**TASK TO CARRY OUT:** Report every line in the listing below where the string "this" shows up.

**PROVIDED DATA:**
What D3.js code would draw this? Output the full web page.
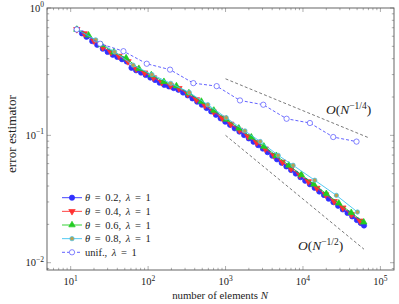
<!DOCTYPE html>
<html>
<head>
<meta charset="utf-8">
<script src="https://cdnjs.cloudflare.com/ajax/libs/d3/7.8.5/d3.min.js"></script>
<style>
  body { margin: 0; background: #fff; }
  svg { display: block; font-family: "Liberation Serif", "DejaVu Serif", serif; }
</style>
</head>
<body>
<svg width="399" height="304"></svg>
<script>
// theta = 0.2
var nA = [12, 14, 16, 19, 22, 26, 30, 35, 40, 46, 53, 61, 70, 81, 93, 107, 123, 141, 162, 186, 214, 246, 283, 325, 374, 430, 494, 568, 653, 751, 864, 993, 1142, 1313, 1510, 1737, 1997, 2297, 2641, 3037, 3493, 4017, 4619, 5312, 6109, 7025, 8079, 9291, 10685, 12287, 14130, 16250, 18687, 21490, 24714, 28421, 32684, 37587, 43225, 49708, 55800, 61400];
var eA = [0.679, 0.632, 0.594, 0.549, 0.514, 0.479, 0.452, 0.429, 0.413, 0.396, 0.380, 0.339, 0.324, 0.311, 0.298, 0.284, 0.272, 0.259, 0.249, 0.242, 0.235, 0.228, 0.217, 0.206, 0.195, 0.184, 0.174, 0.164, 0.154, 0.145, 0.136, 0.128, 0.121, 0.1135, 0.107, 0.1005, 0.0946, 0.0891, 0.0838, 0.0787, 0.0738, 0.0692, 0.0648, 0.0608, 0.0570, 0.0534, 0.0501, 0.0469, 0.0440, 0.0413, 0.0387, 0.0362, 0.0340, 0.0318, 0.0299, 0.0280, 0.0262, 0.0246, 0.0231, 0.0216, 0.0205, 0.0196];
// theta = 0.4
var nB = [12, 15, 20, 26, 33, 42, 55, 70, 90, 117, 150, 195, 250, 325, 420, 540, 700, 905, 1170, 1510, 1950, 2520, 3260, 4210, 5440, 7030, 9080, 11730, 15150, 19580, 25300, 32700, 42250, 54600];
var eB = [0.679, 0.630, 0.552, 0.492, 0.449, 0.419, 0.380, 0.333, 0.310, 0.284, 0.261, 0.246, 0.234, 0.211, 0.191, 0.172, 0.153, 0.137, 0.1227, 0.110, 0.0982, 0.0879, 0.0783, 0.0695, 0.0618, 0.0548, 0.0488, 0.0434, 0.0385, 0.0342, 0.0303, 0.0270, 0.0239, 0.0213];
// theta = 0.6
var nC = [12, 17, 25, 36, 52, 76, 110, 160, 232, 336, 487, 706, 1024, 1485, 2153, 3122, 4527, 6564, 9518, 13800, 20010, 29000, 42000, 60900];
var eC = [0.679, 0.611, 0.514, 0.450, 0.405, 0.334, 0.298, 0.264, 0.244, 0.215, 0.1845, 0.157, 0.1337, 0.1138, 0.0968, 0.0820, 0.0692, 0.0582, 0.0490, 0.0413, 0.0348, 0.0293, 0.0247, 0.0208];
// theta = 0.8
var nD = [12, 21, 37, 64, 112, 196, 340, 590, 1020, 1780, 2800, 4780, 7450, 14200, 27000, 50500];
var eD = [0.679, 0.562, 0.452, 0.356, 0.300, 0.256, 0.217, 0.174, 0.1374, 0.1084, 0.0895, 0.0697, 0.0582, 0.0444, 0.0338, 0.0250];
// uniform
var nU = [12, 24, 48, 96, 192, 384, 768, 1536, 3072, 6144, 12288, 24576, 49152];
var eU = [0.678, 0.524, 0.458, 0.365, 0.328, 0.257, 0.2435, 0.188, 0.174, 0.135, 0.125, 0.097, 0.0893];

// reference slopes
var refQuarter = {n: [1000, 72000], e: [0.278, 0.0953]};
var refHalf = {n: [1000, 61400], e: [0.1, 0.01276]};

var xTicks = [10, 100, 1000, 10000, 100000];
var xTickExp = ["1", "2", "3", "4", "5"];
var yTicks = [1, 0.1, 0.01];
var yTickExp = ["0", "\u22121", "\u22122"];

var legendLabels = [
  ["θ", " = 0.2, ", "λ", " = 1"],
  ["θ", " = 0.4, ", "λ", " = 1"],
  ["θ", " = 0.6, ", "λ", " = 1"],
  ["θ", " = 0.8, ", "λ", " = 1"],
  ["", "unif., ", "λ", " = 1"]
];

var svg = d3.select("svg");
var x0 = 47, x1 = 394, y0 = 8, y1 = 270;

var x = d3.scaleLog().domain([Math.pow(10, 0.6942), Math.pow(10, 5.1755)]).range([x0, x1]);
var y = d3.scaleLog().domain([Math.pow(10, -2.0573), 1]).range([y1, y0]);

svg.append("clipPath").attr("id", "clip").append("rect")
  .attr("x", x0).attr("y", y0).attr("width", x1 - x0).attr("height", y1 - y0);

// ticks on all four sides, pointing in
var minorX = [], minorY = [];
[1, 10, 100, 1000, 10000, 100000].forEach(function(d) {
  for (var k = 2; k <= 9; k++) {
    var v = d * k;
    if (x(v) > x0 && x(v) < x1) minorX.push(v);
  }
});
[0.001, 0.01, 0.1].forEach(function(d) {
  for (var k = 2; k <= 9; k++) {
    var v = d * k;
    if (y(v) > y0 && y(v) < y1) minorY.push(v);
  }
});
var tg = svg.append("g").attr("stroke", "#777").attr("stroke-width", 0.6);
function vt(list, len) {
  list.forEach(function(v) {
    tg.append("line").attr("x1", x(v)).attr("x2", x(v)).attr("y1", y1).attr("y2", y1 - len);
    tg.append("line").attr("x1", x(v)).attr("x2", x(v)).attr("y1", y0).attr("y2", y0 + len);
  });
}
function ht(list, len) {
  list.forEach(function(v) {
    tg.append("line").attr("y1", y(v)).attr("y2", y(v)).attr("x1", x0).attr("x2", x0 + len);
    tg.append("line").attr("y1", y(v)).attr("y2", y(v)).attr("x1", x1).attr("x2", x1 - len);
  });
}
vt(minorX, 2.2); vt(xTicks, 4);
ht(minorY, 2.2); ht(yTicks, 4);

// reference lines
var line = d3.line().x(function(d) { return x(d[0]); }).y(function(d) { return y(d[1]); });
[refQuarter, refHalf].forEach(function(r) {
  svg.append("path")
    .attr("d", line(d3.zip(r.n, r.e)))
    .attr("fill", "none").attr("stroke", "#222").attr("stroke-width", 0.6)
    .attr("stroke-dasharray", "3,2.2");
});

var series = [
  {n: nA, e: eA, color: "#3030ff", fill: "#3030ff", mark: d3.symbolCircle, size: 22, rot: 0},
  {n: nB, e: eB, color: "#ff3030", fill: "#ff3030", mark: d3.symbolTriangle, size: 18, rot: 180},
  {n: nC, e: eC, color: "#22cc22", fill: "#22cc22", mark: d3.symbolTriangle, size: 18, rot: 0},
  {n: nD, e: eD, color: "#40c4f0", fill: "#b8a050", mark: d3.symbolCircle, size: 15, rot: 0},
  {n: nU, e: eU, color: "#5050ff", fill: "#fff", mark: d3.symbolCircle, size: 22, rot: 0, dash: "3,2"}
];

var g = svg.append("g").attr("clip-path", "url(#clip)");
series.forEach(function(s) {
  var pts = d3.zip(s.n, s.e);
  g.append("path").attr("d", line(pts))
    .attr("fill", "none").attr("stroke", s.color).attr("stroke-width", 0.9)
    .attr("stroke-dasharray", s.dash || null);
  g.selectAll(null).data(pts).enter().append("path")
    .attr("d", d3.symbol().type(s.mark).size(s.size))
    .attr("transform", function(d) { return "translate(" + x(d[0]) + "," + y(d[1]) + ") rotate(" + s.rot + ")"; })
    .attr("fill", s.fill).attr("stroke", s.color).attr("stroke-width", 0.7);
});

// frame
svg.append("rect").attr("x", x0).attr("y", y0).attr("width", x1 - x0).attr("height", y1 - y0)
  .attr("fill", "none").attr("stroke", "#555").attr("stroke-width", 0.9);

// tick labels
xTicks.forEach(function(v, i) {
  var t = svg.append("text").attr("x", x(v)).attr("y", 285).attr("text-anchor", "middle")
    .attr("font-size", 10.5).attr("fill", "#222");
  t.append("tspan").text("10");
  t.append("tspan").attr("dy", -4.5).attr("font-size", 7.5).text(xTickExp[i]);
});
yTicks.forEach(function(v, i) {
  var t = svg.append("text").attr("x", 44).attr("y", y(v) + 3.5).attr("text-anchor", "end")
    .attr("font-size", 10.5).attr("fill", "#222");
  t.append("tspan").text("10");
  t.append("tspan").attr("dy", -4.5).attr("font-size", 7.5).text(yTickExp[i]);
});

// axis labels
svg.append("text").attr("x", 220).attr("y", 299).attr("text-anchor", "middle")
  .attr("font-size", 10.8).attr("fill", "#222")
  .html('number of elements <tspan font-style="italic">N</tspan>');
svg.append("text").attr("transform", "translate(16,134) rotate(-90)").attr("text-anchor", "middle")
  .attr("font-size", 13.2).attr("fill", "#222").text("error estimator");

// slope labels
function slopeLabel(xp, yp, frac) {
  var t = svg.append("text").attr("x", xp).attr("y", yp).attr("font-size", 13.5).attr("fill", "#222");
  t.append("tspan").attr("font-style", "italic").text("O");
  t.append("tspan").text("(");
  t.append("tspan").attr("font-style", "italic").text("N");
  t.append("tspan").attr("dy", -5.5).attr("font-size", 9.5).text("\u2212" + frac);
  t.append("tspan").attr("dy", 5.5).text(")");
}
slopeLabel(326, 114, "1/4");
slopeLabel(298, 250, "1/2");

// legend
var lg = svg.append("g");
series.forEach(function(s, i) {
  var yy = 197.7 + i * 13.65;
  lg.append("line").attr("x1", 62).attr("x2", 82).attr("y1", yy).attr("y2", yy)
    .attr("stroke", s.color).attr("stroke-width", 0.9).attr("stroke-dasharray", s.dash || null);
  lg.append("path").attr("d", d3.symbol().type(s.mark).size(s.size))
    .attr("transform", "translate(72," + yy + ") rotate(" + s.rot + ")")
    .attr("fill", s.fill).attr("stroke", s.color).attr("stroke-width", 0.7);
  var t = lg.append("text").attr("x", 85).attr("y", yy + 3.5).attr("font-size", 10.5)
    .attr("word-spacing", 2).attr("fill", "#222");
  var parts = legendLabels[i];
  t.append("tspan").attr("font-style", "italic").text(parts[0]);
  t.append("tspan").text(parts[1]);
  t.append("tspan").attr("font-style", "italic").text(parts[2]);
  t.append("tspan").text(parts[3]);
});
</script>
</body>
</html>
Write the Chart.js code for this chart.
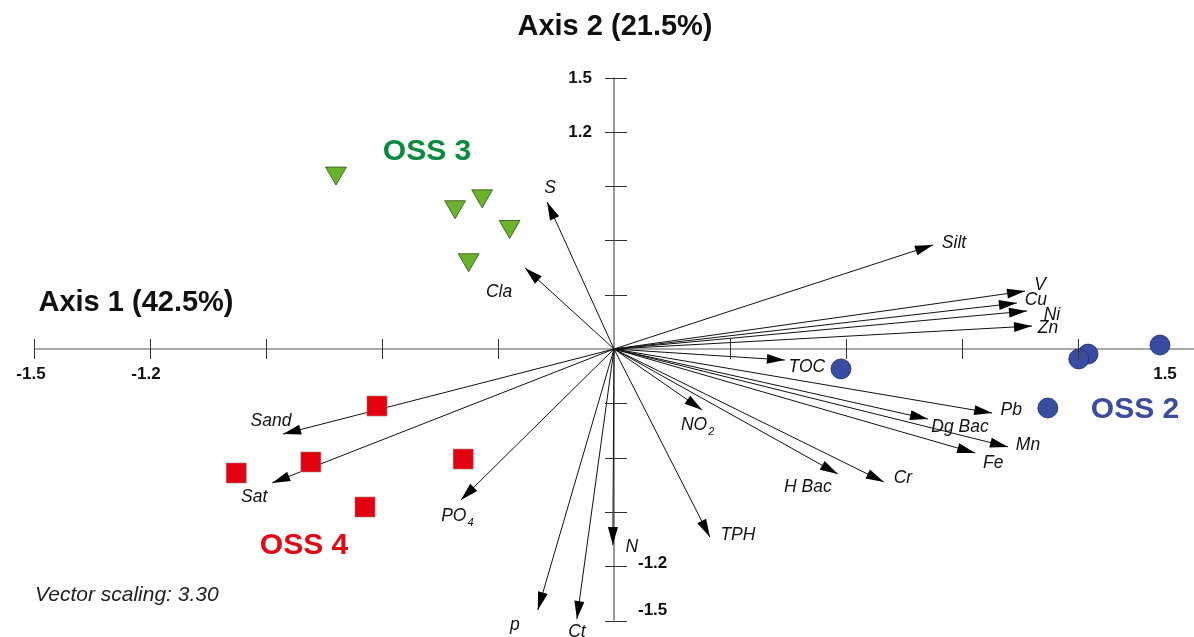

**EXPECTED OUTPUT:**
What D3.js code would draw this? Output the full web page.
Write the Chart.js code for this chart.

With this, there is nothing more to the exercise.